Reproduce every line of the listing as written, apart from the pictures.

RAW DATA:
━━━━━━━━━━

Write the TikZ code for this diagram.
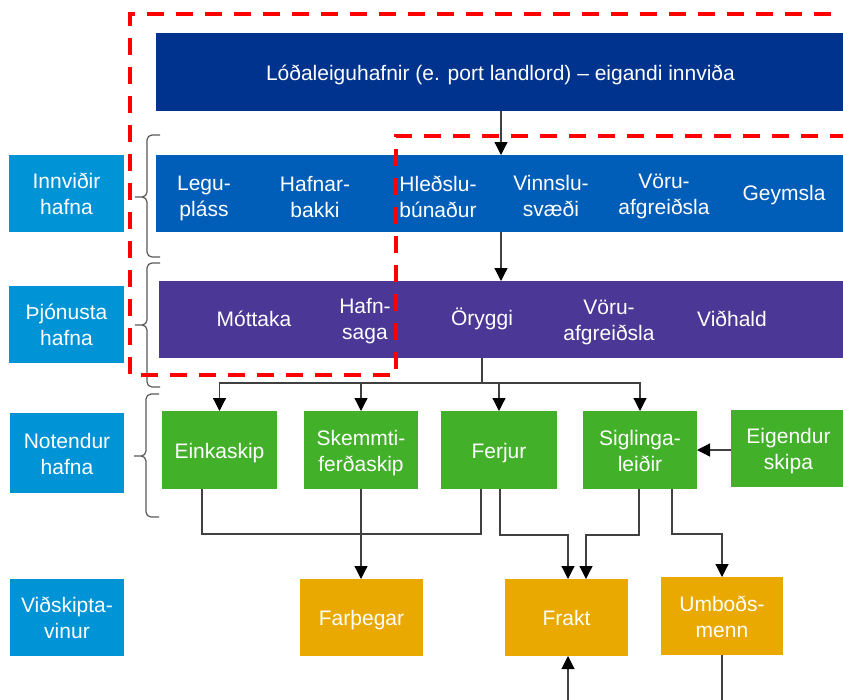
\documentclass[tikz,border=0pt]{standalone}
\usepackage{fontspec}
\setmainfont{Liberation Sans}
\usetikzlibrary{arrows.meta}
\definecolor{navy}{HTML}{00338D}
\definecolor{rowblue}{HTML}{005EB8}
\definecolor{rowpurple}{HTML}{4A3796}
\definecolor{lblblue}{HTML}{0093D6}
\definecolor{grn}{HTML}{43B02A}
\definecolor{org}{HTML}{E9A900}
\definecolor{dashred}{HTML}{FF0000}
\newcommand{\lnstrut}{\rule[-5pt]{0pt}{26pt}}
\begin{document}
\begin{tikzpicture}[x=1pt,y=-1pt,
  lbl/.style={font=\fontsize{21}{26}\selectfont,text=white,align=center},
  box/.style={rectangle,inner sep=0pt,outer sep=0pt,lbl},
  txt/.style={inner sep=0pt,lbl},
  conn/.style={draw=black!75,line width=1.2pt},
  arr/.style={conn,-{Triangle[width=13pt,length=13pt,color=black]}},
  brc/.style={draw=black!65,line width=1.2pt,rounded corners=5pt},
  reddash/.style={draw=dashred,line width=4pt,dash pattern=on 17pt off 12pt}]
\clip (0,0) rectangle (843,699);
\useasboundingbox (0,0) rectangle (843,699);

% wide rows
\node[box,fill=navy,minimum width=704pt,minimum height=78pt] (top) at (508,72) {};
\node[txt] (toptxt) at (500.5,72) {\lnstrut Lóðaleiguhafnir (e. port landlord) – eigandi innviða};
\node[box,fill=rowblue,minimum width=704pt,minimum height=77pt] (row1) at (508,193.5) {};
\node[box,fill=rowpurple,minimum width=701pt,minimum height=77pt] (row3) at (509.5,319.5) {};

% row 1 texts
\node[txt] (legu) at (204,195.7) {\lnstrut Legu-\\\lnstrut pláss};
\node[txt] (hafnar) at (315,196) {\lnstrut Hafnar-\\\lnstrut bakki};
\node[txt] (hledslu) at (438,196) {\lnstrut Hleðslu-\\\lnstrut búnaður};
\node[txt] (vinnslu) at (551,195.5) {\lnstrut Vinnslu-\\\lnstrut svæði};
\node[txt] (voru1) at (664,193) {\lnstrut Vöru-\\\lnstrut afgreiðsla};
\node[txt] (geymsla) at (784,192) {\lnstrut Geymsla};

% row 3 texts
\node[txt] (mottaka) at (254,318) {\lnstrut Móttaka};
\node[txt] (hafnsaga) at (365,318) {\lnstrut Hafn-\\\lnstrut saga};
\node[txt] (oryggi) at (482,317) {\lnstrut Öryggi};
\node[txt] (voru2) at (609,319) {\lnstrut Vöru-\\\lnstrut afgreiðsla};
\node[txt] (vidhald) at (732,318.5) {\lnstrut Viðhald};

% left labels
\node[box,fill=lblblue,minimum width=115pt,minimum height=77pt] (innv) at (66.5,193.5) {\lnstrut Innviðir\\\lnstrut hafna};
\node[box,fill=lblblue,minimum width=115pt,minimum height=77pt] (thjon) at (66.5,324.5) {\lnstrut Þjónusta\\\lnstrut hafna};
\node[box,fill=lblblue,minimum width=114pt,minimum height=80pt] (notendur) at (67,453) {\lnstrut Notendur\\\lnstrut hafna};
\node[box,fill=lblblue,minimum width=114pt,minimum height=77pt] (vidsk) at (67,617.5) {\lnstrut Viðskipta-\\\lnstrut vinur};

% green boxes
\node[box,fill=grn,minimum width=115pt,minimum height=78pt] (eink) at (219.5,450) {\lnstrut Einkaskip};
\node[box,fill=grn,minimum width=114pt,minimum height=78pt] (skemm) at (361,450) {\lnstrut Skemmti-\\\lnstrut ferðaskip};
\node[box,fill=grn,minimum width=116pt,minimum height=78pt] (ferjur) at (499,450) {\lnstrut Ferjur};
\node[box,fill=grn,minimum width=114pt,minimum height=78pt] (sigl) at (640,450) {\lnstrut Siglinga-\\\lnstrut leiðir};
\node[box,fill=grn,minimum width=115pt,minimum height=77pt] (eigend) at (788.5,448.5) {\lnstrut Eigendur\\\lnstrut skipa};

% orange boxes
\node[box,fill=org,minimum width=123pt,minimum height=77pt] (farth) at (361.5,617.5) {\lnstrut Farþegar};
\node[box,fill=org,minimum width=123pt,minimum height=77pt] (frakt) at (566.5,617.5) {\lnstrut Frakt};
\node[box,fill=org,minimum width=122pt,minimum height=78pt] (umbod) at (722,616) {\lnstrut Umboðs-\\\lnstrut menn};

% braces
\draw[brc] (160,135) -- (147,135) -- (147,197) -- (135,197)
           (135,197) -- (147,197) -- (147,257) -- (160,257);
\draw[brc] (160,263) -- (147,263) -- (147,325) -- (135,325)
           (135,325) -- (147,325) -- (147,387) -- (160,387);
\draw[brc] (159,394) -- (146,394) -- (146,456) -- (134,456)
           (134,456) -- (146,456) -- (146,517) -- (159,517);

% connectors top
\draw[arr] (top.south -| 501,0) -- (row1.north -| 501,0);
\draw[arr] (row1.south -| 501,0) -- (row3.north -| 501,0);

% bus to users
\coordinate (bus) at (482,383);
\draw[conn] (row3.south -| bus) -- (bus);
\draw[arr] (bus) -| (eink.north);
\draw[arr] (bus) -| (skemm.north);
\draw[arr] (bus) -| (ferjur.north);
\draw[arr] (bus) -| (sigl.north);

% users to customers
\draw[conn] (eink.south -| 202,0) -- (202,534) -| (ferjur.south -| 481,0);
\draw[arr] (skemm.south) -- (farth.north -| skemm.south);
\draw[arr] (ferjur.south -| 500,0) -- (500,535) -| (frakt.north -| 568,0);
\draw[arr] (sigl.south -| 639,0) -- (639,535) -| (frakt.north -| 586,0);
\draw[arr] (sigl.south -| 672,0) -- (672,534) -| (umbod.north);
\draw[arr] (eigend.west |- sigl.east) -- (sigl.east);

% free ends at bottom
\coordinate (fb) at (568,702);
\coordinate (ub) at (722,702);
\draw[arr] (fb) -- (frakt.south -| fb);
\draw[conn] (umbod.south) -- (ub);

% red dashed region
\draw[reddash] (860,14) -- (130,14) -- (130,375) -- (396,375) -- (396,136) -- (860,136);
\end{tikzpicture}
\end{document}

━━━━━━━━━━

EXERCISE ANSWER:
Write the TikZ code for this diagram.
\documentclass[tikz,border=0pt]{standalone}
\usepackage{fontspec}
\setmainfont{Liberation Sans}
\usetikzlibrary{arrows.meta}
\definecolor{navy}{HTML}{00338D}
\definecolor{rowblue}{HTML}{005EB8}
\definecolor{rowpurple}{HTML}{4A3796}
\definecolor{lblblue}{HTML}{0093D6}
\definecolor{grn}{HTML}{43B02A}
\definecolor{org}{HTML}{E9A900}
\definecolor{dashred}{HTML}{FF0000}
\newcommand{\lnstrut}{\rule[-5pt]{0pt}{26pt}}
\begin{document}
\begin{tikzpicture}[x=1pt,y=-1pt,
  lbl/.style={font=\fontsize{21}{26}\selectfont,text=white,align=center},
  box/.style={rectangle,inner sep=0pt,outer sep=0pt,lbl},
  txt/.style={inner sep=0pt,lbl},
  conn/.style={draw=black!75,line width=1.2pt},
  arr/.style={conn,-{Triangle[width=13pt,length=13pt,color=black]}},
  brc/.style={draw=black!65,line width=1.2pt,rounded corners=5pt},
  reddash/.style={draw=dashred,line width=4pt,dash pattern=on 17pt off 12pt}]
\clip (0,0) rectangle (843,699);
\useasboundingbox (0,0) rectangle (843,699);

% wide rows
\node[box,fill=navy,minimum width=704pt,minimum height=78pt] (top) at (508,72) {};
\node[txt] (toptxt) at (500.5,72) {\lnstrut Lóðaleiguhafnir (e. port landlord) – eigandi innviða};
\node[box,fill=rowblue,minimum width=704pt,minimum height=77pt] (row1) at (508,193.5) {};
\node[box,fill=rowpurple,minimum width=701pt,minimum height=77pt] (row3) at (509.5,319.5) {};

% row 1 texts
\node[txt] (legu) at (204,195.7) {\lnstrut Legu-\\\lnstrut pláss};
\node[txt] (hafnar) at (315,196) {\lnstrut Hafnar-\\\lnstrut bakki};
\node[txt] (hledslu) at (438,196) {\lnstrut Hleðslu-\\\lnstrut búnaður};
\node[txt] (vinnslu) at (551,195.5) {\lnstrut Vinnslu-\\\lnstrut svæði};
\node[txt] (voru1) at (664,193) {\lnstrut Vöru-\\\lnstrut afgreiðsla};
\node[txt] (geymsla) at (784,192) {\lnstrut Geymsla};

% row 3 texts
\node[txt] (mottaka) at (254,318) {\lnstrut Móttaka};
\node[txt] (hafnsaga) at (365,318) {\lnstrut Hafn-\\\lnstrut saga};
\node[txt] (oryggi) at (482,317) {\lnstrut Öryggi};
\node[txt] (voru2) at (609,319) {\lnstrut Vöru-\\\lnstrut afgreiðsla};
\node[txt] (vidhald) at (732,318.5) {\lnstrut Viðhald};

% left labels
\node[box,fill=lblblue,minimum width=115pt,minimum height=77pt] (innv) at (66.5,193.5) {\lnstrut Innviðir\\\lnstrut hafna};
\node[box,fill=lblblue,minimum width=115pt,minimum height=77pt] (thjon) at (66.5,324.5) {\lnstrut Þjónusta\\\lnstrut hafna};
\node[box,fill=lblblue,minimum width=114pt,minimum height=80pt] (notendur) at (67,453) {\lnstrut Notendur\\\lnstrut hafna};
\node[box,fill=lblblue,minimum width=114pt,minimum height=77pt] (vidsk) at (67,617.5) {\lnstrut Viðskipta-\\\lnstrut vinur};

% green boxes
\node[box,fill=grn,minimum width=115pt,minimum height=78pt] (eink) at (219.5,450) {\lnstrut Einkaskip};
\node[box,fill=grn,minimum width=114pt,minimum height=78pt] (skemm) at (361,450) {\lnstrut Skemmti-\\\lnstrut ferðaskip};
\node[box,fill=grn,minimum width=116pt,minimum height=78pt] (ferjur) at (499,450) {\lnstrut Ferjur};
\node[box,fill=grn,minimum width=114pt,minimum height=78pt] (sigl) at (640,450) {\lnstrut Siglinga-\\\lnstrut leiðir};
\node[box,fill=grn,minimum width=115pt,minimum height=77pt] (eigend) at (788.5,448.5) {\lnstrut Eigendur\\\lnstrut skipa};

% orange boxes
\node[box,fill=org,minimum width=123pt,minimum height=77pt] (farth) at (361.5,617.5) {\lnstrut Farþegar};
\node[box,fill=org,minimum width=123pt,minimum height=77pt] (frakt) at (566.5,617.5) {\lnstrut Frakt};
\node[box,fill=org,minimum width=122pt,minimum height=78pt] (umbod) at (722,616) {\lnstrut Umboðs-\\\lnstrut menn};

% braces
\draw[brc] (160,135) -- (147,135) -- (147,197) -- (135,197)
           (135,197) -- (147,197) -- (147,257) -- (160,257);
\draw[brc] (160,263) -- (147,263) -- (147,325) -- (135,325)
           (135,325) -- (147,325) -- (147,387) -- (160,387);
\draw[brc] (159,394) -- (146,394) -- (146,456) -- (134,456)
           (134,456) -- (146,456) -- (146,517) -- (159,517);

% connectors top
\draw[arr] (top.south -| 501,0) -- (row1.north -| 501,0);
\draw[arr] (row1.south -| 501,0) -- (row3.north -| 501,0);

% bus to users
\coordinate (bus) at (482,383);
\draw[conn] (row3.south -| bus) -- (bus);
\draw[arr] (bus) -| (eink.north);
\draw[arr] (bus) -| (skemm.north);
\draw[arr] (bus) -| (ferjur.north);
\draw[arr] (bus) -| (sigl.north);

% users to customers
\draw[conn] (eink.south -| 202,0) -- (202,534) -| (ferjur.south -| 481,0);
\draw[arr] (skemm.south) -- (farth.north -| skemm.south);
\draw[arr] (ferjur.south -| 500,0) -- (500,535) -| (frakt.north -| 568,0);
\draw[arr] (sigl.south -| 639,0) -- (639,535) -| (frakt.north -| 586,0);
\draw[arr] (sigl.south -| 672,0) -- (672,534) -| (umbod.north);
\draw[arr] (eigend.west |- sigl.east) -- (sigl.east);

% free ends at bottom
\coordinate (fb) at (568,702);
\coordinate (ub) at (722,702);
\draw[arr] (fb) -- (frakt.south -| fb);
\draw[conn] (umbod.south) -- (ub);

% red dashed region
\draw[reddash] (860,14) -- (130,14) -- (130,375) -- (396,375) -- (396,136) -- (860,136);
\end{tikzpicture}
\end{document}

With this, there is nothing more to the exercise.